━━━━━ EXERCISE MATERIALS
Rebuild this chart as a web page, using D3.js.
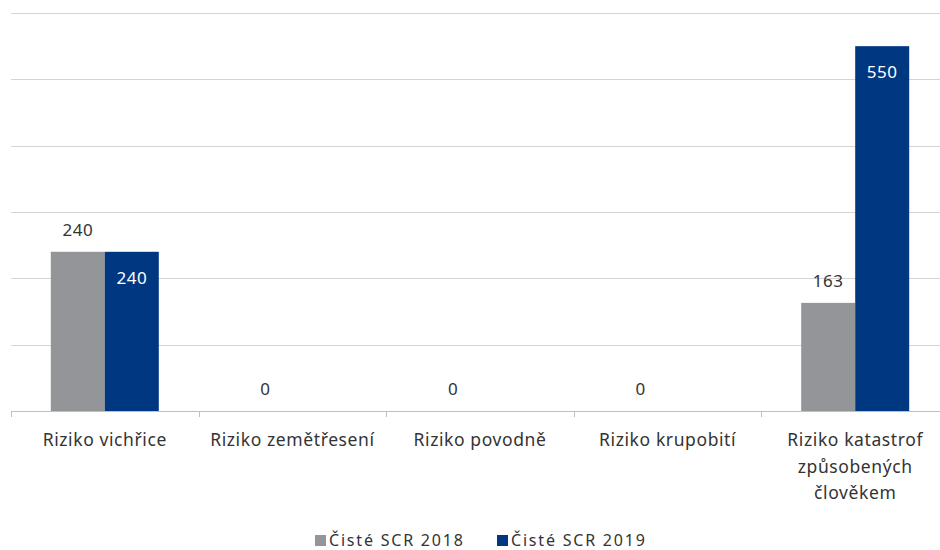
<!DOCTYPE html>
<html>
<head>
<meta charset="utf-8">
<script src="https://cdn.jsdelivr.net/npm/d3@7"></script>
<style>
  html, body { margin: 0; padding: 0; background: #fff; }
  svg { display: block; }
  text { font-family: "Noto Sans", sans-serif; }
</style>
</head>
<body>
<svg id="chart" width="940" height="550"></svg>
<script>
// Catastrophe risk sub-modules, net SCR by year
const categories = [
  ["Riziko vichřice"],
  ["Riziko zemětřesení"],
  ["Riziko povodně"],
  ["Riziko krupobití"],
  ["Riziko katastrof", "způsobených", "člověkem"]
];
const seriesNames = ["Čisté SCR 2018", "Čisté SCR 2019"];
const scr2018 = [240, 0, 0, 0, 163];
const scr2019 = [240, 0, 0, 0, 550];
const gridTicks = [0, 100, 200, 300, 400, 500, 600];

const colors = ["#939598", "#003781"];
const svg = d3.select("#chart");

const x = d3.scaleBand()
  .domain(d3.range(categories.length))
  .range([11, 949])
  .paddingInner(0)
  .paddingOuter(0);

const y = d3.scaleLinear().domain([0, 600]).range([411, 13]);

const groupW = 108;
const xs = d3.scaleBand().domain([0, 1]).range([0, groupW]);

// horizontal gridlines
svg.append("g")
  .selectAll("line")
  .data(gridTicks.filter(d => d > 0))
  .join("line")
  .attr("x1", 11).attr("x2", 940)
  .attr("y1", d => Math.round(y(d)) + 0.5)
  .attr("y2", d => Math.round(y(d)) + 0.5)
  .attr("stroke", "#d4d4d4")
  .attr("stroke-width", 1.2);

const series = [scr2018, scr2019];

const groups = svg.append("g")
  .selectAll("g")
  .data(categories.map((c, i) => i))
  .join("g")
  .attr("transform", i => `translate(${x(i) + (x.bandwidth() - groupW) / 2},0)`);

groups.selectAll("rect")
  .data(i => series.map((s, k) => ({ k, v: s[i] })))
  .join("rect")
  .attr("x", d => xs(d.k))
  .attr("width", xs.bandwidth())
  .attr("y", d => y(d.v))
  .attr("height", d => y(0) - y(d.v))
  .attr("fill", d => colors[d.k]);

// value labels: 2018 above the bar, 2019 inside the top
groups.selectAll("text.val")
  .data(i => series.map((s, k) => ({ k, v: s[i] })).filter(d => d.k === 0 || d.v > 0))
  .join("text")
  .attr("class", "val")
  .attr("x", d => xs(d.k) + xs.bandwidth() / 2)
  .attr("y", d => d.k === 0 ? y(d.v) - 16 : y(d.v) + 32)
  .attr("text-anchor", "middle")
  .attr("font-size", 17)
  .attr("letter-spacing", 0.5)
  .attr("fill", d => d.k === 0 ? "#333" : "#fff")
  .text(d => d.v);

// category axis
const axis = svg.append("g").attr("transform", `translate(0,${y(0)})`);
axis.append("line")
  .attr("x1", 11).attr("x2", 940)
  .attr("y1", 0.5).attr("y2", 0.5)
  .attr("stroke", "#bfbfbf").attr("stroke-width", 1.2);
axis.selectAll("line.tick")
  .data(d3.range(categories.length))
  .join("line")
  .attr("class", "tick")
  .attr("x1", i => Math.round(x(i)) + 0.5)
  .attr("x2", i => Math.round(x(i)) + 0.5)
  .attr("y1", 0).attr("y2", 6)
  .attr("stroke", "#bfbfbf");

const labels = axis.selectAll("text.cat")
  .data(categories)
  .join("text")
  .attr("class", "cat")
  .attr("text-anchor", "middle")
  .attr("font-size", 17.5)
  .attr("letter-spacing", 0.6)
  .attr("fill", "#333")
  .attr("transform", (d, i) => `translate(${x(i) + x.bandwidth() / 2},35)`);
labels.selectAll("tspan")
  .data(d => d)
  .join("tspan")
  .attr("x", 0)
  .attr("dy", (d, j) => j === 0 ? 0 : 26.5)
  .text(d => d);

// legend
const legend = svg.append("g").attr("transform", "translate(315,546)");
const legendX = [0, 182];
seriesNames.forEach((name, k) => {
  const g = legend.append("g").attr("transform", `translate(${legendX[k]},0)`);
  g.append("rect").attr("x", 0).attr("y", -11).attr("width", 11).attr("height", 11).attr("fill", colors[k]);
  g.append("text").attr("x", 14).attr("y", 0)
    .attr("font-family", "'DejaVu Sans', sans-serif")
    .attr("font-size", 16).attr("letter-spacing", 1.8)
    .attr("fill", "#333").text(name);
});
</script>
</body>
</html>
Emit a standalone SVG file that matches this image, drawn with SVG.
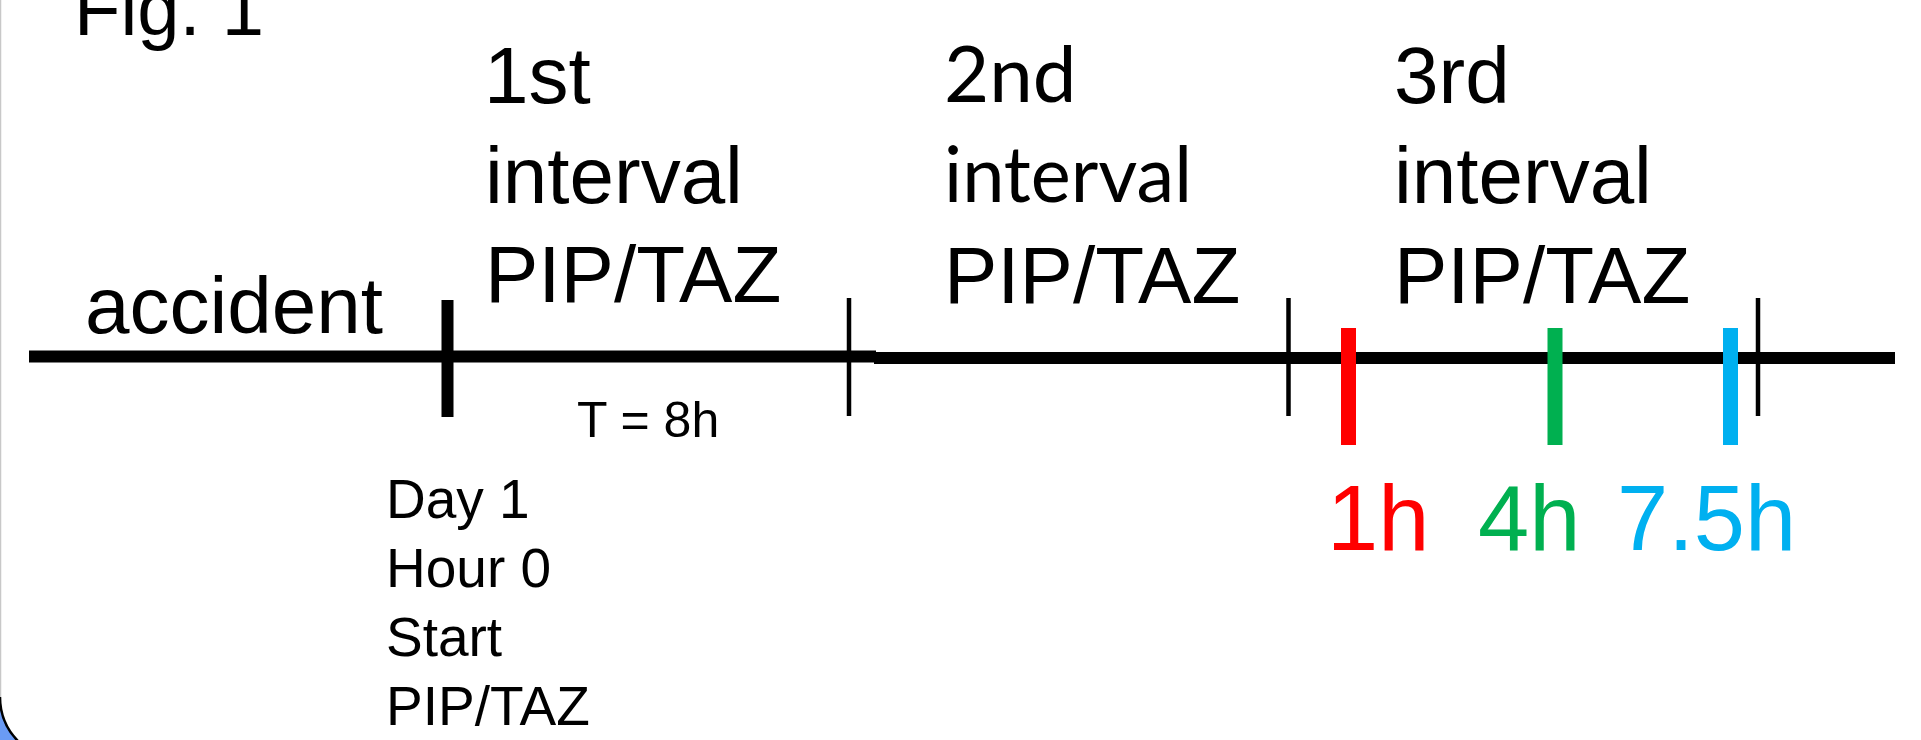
━━━━━━━━━━
◆ PROBLEM DESCRIPTION
Select and copy every line of the material that holds the string "chart".

◆ THE RESULT
Rebuild this chart as a web page, using D3.js.
<svg id="chart" width="940" height="550"></svg>
const svg = d3.select("#chart");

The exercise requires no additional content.